Maitland to move jobs to Halifax

Fund administrator Maitland will move some Cayman Islands-based positions to Halifax, but the company maintains that Cayman remains “pivotal” to its business.

Maitland confirmed Monday that as part of a wider growth strategy in the North American market it is in the process of restructuring, but has not determined the exact number of jobs that are going to be relocated from Cayman to Canada.

Maitland said it acquired Cayman fund administrator Admiral in 2012 “with the specific aim of bringing institutional substance to an alternative investments specialization.”

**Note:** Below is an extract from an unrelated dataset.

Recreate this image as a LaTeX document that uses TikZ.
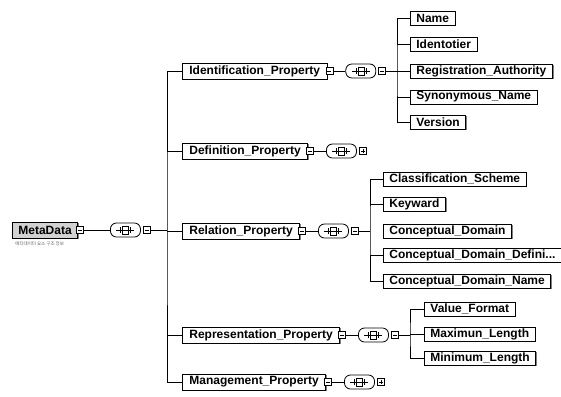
\documentclass[tikz,border=0pt]{standalone}
\usepackage{fontspec}
\setmainfont{Liberation Sans}
\newfontfamily\krfont{Noto Sans CJK KR}
\usetikzlibrary{positioning,shadows}

\tikzset{
	elem/.style={draw,thick,fill=white,anchor=west,font=\bfseries\fontsize{12}{13}\selectfont,
		inner xsep=7pt,inner ysep=0pt,minimum height=16pt,
		drop shadow={shadow xshift=1.3pt,shadow yshift=-1.3pt,fill=black!50,opacity=1}},
	leaf/.style={elem,minimum height=14pt,inner xsep=6pt},
	togl/.style={draw,thick,fill=white,minimum size=7pt,inner sep=0pt},
	togminus/.style={togl,path picture={\draw[thin] ([xshift=-2pt]path picture bounding box.center) -- ([xshift=2pt]path picture bounding box.center);}},
	togplus/.style={togl,path picture={\draw[thin] ([xshift=-2pt]path picture bounding box.center) -- ([xshift=2pt]path picture bounding box.center);
		\draw[thin] ([yshift=-2pt]path picture bounding box.center) -- ([yshift=2pt]path picture bounding box.center);}},
	seqbox/.style={draw,thick,fill=white,rounded corners=6pt,minimum width=30pt,minimum height=14pt,inner sep=0pt}
}

\begin{document}
\begin{tikzpicture}[x=1pt,y=-1pt,thick]
		\useasboundingbox (0,0) rectangle (561,396);
		% root
		\node[elem,fill=gray!35,font=\bfseries\fontsize{12}{13}\selectfont,minimum height=16pt,inner xsep=6pt] (meta) at (12,230) {MetaData};
		\node[togminus] (metat) at ([xshift=2pt]meta.east) {};
		\node[seqbox,right=26pt of metat] (metas) {};
		\node[togminus,right=2pt of metas] (metac) {};
		\node[anchor=west,font=\krfont\fontsize{4.5}{5}\selectfont,text=black!60,inner sep=0pt] (metanote) at (15,244) {메타데이터 요소 구조 정보};
		\coordinate (mbus) at (167,230);

		% properties
		\node[elem] (idp) at (182,71) {Identification\_Property};
		\node[elem] (defp) at (182,151) {Definition\_Property};
		\node[elem] (relp) at (182,231) {Relation\_Property};
		\node[elem] (repp) at (182,335) {Representation\_Property};
		\node[elem] (mgp) at (182,382) {Management\_Property};

		\node[togminus] (idpt) at ([xshift=2pt]idp.east) {};
		\node[togminus] (defpt) at ([xshift=2pt]defp.east) {};
		\node[togminus] (relpt) at ([xshift=2pt]relp.east) {};
		\node[togminus] (reppt) at ([xshift=2pt]repp.east) {};
		\node[togminus] (mgpt) at ([xshift=2pt]mgp.east) {};

		\node[seqbox,right=12pt of idpt] (idps) {};
		\node[seqbox,right=12pt of defpt] (defs) {};
		\node[seqbox,right=12pt of relpt] (rels) {};
		\node[seqbox,right=12pt of reppt] (reps) {};
		\node[seqbox,right=12pt of mgpt] (mgs) {};

		\node[togminus,right=2pt of idps] (idpc) {};
		\node[togplus,right=2pt of defs] (defc) {};
		\node[togminus,right=2pt of rels] (relc) {};
		\node[togminus,right=2pt of reps] (repc) {};
		\node[togplus,right=2pt of mgs] (mgc) {};

		% sequence icons
		\foreach \s in {metas,idps,defs,rels,reps,mgs} {
			\draw[thin] ([xshift=-9pt]\s.center) -- ([xshift=9pt]\s.center);
			\draw[thin,fill=white] ([xshift=-3pt,yshift=-4pt]\s.center) rectangle ([xshift=3pt,yshift=4pt]\s.center);
			\draw[thin] ([xshift=-3pt]\s.center) -- ([xshift=3pt]\s.center);
			\draw[thin] ([xshift=-5pt,yshift=-3pt]\s.center) -- ([xshift=-5pt,yshift=3pt]\s.center);
			\draw[thin] ([xshift=5pt,yshift=-3pt]\s.center) -- ([xshift=5pt,yshift=3pt]\s.center);
		}

		% identification children
		\coordinate (ibus) at (397,71);
		\node[leaf] (name) at (410,18) {Name};
		\node[leaf] (ident) at (410,44) {Identotier};
		\node[leaf] (regauth) at (410,71) {Registration\_Authority};
		\node[leaf] (synname) at (410,97) {Synonymous\_Name};
		\node[leaf] (version) at (410,122) {Version};

		% relation children
		\coordinate (rbus) at (370,231);
		\node[leaf] (clsch) at (383,179) {Classification\_Scheme};
		\node[leaf] (keyw) at (383,204) {Keyward};
		\node[leaf] (cdom) at (383,231) {Conceptual\_Domain};
		\node[leaf] (cdomdef) at (383,255) {Conceptual\_Domain\_Defini...};
		\node[leaf] (cdomname) at (383,281) {Conceptual\_Domain\_Name};

		% representation children
		\coordinate (pbus) at (410,335);
		\node[leaf] (valfmt) at (424,309) {Value\_Format};
		\node[leaf] (maxlen) at (424,334) {Maximun\_Length};
		\node[leaf] (minlen) at (424,358) {Minimum\_Length};

		% connectors
		\draw (metat) -- (metas);
		\draw (metac) -- (mbus);
		\draw (idp.west) -| (mbus) |- (mgp.west);
		\draw (defp.west) -- (defp.west -| mbus);
		\draw (relp.west) -- (relp.west -| mbus);
		\draw (repp.west) -- (repp.west -| mbus);
		\path (idpt) edge (idps)
			(defpt) edge (defs)
			(relpt) edge (rels)
			(reppt) edge (reps)
			(mgpt) edge (mgs);

		\draw (idpc) -- (ibus);
		\draw (name.west) -| (ibus) |- (version.west);
		\draw (ident.west) -- (ident.west -| ibus);
		\draw (regauth.west) -- (regauth.west -| ibus);
		\draw (synname.west) -- (synname.west -| ibus);

		\draw (relc) -- (rbus);
		\draw (clsch.west) -| (rbus) |- (cdomname.west);
		\draw (keyw.west) -- (keyw.west -| rbus);
		\draw (cdomdef.west) -- (cdomdef.west -| rbus);

		\draw (repc) -- (pbus);
		\draw (valfmt.west) -| (pbus) |- (minlen.west);
		\draw (maxlen.west) -- (maxlen.west -| pbus);
\end{tikzpicture}
\end{document}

As part of this institutionalization and driven by client demand, Maitland opened a midtown New York office and a downtown Miami office in September 2016 to bring it closer to institutional and private clients in North America and Latin America, the company said in response to questions by the Cayman Compass.

“To accommodate our growth plans we are undertaking some restructuring in order to maximize operational efficiencies. As part of this, some staff will be moving from Cayman to Halifax in the coming months,” the fund administrator confirmed.

However, Maitland maintains, “We remain committed to Cayman as a jurisdiction for the unique benefits it brings to our global 16-office multijurisdictional offering.”

Through its acquisition of Admiral, Maitland has a 20-year presence in Richmond, Halifax, Nova Scotia and in Cayman.

“We are still in the process of evaluating this as part of a restructure process and do not have numbers to provide,” the company said. “However, what is important to note is that our presence in Cayman is pivotal to the Maitland business.”

The fund administrator in the past has relocated a significant number of jobs to Halifax due to cost pressures felt by the industry as a whole.

Former general manager of Admiral, Canover Watson, who was sentenced to a seven-year prison sentence in February 2016 in a fraud trial unrelated to his work at the fund administrator, in 2012 questioned at a conference Cayman’s ability to attract and retain talent in sufficient numbers.

Particularly for fund administrators, Cayman’s infrastructure and size was an increasing challenge, he noted at the time. The decline of the fund administration business in Cayman was largely due to lower labor costs and better access to skilled labor in onshore jurisdictions such as Canada and Ireland, he noted.

In addition, outsourcing solutions where administrators may contract the funds in Cayman but outsource certain aspects of the services of that fund to places as far as India were becoming an increasingly used option, Mr. Watson said at the time.